» PROBLEM DESCRIPTION: Pictures in the data below are not part of the copy; transcribe everything else exactly.

» DATA PROVIDED:
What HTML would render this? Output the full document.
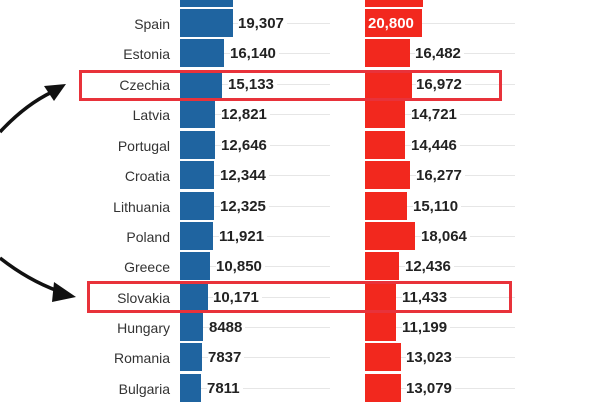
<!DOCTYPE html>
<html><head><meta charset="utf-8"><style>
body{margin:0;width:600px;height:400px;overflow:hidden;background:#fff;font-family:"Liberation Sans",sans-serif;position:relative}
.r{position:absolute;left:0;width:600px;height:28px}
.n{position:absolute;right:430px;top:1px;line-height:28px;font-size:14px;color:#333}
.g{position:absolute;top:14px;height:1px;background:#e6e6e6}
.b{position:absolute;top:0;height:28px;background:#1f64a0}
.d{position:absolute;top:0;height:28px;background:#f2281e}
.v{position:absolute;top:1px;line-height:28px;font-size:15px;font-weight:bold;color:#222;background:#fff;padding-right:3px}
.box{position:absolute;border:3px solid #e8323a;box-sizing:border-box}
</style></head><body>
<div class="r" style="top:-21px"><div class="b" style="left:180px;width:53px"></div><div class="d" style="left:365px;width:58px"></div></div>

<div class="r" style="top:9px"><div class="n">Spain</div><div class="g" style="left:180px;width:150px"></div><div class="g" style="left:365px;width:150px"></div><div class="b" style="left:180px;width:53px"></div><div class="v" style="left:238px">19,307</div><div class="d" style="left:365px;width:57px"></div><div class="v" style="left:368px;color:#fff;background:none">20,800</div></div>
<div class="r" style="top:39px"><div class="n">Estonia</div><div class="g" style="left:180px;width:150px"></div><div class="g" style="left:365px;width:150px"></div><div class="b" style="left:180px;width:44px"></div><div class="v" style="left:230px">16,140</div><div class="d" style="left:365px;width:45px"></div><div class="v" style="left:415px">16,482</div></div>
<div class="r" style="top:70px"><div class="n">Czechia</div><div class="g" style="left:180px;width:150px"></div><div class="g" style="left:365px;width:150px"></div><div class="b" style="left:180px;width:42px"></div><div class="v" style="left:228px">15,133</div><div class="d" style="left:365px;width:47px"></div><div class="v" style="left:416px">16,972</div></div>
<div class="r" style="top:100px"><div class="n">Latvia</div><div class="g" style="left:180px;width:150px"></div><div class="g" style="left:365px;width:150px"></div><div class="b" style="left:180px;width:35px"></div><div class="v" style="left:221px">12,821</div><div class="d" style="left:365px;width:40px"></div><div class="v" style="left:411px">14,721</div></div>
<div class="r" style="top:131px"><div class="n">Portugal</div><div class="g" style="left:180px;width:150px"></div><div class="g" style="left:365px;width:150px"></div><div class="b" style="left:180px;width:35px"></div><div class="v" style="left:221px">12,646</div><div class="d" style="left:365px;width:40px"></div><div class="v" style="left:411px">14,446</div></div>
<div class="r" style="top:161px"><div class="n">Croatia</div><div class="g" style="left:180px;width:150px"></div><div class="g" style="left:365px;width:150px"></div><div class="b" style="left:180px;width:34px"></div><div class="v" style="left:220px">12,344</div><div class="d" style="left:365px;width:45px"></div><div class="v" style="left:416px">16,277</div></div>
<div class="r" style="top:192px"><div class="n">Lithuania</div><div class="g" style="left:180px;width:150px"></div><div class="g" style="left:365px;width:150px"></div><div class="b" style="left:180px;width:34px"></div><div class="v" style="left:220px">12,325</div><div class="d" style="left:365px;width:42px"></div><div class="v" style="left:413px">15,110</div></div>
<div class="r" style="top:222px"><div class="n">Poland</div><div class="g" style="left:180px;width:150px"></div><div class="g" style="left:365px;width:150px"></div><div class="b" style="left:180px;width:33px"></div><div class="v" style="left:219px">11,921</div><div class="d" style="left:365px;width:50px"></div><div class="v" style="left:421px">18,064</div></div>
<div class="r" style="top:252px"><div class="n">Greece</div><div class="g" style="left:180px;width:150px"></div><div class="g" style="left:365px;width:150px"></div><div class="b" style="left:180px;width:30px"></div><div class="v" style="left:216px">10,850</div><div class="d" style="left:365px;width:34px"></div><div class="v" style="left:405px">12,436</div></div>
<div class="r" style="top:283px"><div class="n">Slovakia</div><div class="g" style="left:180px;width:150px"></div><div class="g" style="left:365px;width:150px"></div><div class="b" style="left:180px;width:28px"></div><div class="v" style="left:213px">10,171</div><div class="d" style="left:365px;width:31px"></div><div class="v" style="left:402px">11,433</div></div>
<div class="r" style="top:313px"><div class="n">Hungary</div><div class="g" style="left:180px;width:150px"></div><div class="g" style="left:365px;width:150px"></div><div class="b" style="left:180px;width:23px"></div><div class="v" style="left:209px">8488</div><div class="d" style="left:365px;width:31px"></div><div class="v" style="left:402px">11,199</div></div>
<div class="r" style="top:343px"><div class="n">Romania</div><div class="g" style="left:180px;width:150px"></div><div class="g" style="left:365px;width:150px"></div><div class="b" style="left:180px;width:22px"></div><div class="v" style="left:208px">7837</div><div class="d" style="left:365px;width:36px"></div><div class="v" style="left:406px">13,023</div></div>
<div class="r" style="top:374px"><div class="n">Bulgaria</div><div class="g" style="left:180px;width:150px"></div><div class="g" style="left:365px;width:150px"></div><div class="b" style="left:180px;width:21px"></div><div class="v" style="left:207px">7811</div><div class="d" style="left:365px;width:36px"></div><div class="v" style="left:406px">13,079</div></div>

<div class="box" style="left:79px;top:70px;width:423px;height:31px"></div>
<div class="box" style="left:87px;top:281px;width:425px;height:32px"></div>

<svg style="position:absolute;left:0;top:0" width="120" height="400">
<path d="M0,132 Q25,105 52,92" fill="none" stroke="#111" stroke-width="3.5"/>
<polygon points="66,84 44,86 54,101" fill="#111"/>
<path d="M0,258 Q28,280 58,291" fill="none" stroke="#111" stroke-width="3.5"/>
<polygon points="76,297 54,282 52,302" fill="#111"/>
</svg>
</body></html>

» RESPONSE TO THE EXERCISE:
What HTML would render this? Output the full document.
<!DOCTYPE html>
<html><head><meta charset="utf-8"><style>
body{margin:0;width:600px;height:400px;overflow:hidden;background:#fff;font-family:"Liberation Sans",sans-serif;position:relative}
.r{position:absolute;left:0;width:600px;height:28px}
.n{position:absolute;right:430px;top:1px;line-height:28px;font-size:14px;color:#333}
.g{position:absolute;top:14px;height:1px;background:#e6e6e6}
.b{position:absolute;top:0;height:28px;background:#1f64a0}
.d{position:absolute;top:0;height:28px;background:#f2281e}
.v{position:absolute;top:1px;line-height:28px;font-size:15px;font-weight:bold;color:#222;background:#fff;padding-right:3px}
.box{position:absolute;border:3px solid #e8323a;box-sizing:border-box}
</style></head><body>
<div class="r" style="top:-21px"><div class="b" style="left:180px;width:53px"></div><div class="d" style="left:365px;width:58px"></div></div>

<div class="r" style="top:9px"><div class="n">Spain</div><div class="g" style="left:180px;width:150px"></div><div class="g" style="left:365px;width:150px"></div><div class="b" style="left:180px;width:53px"></div><div class="v" style="left:238px">19,307</div><div class="d" style="left:365px;width:57px"></div><div class="v" style="left:368px;color:#fff;background:none">20,800</div></div>
<div class="r" style="top:39px"><div class="n">Estonia</div><div class="g" style="left:180px;width:150px"></div><div class="g" style="left:365px;width:150px"></div><div class="b" style="left:180px;width:44px"></div><div class="v" style="left:230px">16,140</div><div class="d" style="left:365px;width:45px"></div><div class="v" style="left:415px">16,482</div></div>
<div class="r" style="top:70px"><div class="n">Czechia</div><div class="g" style="left:180px;width:150px"></div><div class="g" style="left:365px;width:150px"></div><div class="b" style="left:180px;width:42px"></div><div class="v" style="left:228px">15,133</div><div class="d" style="left:365px;width:47px"></div><div class="v" style="left:416px">16,972</div></div>
<div class="r" style="top:100px"><div class="n">Latvia</div><div class="g" style="left:180px;width:150px"></div><div class="g" style="left:365px;width:150px"></div><div class="b" style="left:180px;width:35px"></div><div class="v" style="left:221px">12,821</div><div class="d" style="left:365px;width:40px"></div><div class="v" style="left:411px">14,721</div></div>
<div class="r" style="top:131px"><div class="n">Portugal</div><div class="g" style="left:180px;width:150px"></div><div class="g" style="left:365px;width:150px"></div><div class="b" style="left:180px;width:35px"></div><div class="v" style="left:221px">12,646</div><div class="d" style="left:365px;width:40px"></div><div class="v" style="left:411px">14,446</div></div>
<div class="r" style="top:161px"><div class="n">Croatia</div><div class="g" style="left:180px;width:150px"></div><div class="g" style="left:365px;width:150px"></div><div class="b" style="left:180px;width:34px"></div><div class="v" style="left:220px">12,344</div><div class="d" style="left:365px;width:45px"></div><div class="v" style="left:416px">16,277</div></div>
<div class="r" style="top:192px"><div class="n">Lithuania</div><div class="g" style="left:180px;width:150px"></div><div class="g" style="left:365px;width:150px"></div><div class="b" style="left:180px;width:34px"></div><div class="v" style="left:220px">12,325</div><div class="d" style="left:365px;width:42px"></div><div class="v" style="left:413px">15,110</div></div>
<div class="r" style="top:222px"><div class="n">Poland</div><div class="g" style="left:180px;width:150px"></div><div class="g" style="left:365px;width:150px"></div><div class="b" style="left:180px;width:33px"></div><div class="v" style="left:219px">11,921</div><div class="d" style="left:365px;width:50px"></div><div class="v" style="left:421px">18,064</div></div>
<div class="r" style="top:252px"><div class="n">Greece</div><div class="g" style="left:180px;width:150px"></div><div class="g" style="left:365px;width:150px"></div><div class="b" style="left:180px;width:30px"></div><div class="v" style="left:216px">10,850</div><div class="d" style="left:365px;width:34px"></div><div class="v" style="left:405px">12,436</div></div>
<div class="r" style="top:283px"><div class="n">Slovakia</div><div class="g" style="left:180px;width:150px"></div><div class="g" style="left:365px;width:150px"></div><div class="b" style="left:180px;width:28px"></div><div class="v" style="left:213px">10,171</div><div class="d" style="left:365px;width:31px"></div><div class="v" style="left:402px">11,433</div></div>
<div class="r" style="top:313px"><div class="n">Hungary</div><div class="g" style="left:180px;width:150px"></div><div class="g" style="left:365px;width:150px"></div><div class="b" style="left:180px;width:23px"></div><div class="v" style="left:209px">8488</div><div class="d" style="left:365px;width:31px"></div><div class="v" style="left:402px">11,199</div></div>
<div class="r" style="top:343px"><div class="n">Romania</div><div class="g" style="left:180px;width:150px"></div><div class="g" style="left:365px;width:150px"></div><div class="b" style="left:180px;width:22px"></div><div class="v" style="left:208px">7837</div><div class="d" style="left:365px;width:36px"></div><div class="v" style="left:406px">13,023</div></div>
<div class="r" style="top:374px"><div class="n">Bulgaria</div><div class="g" style="left:180px;width:150px"></div><div class="g" style="left:365px;width:150px"></div><div class="b" style="left:180px;width:21px"></div><div class="v" style="left:207px">7811</div><div class="d" style="left:365px;width:36px"></div><div class="v" style="left:406px">13,079</div></div>

<div class="box" style="left:79px;top:70px;width:423px;height:31px"></div>
<div class="box" style="left:87px;top:281px;width:425px;height:32px"></div>

<svg style="position:absolute;left:0;top:0" width="120" height="400">
<path d="M0,132 Q25,105 52,92" fill="none" stroke="#111" stroke-width="3.5"/>
<polygon points="66,84 44,86 54,101" fill="#111"/>
<path d="M0,258 Q28,280 58,291" fill="none" stroke="#111" stroke-width="3.5"/>
<polygon points="76,297 54,282 52,302" fill="#111"/>
</svg>
</body></html>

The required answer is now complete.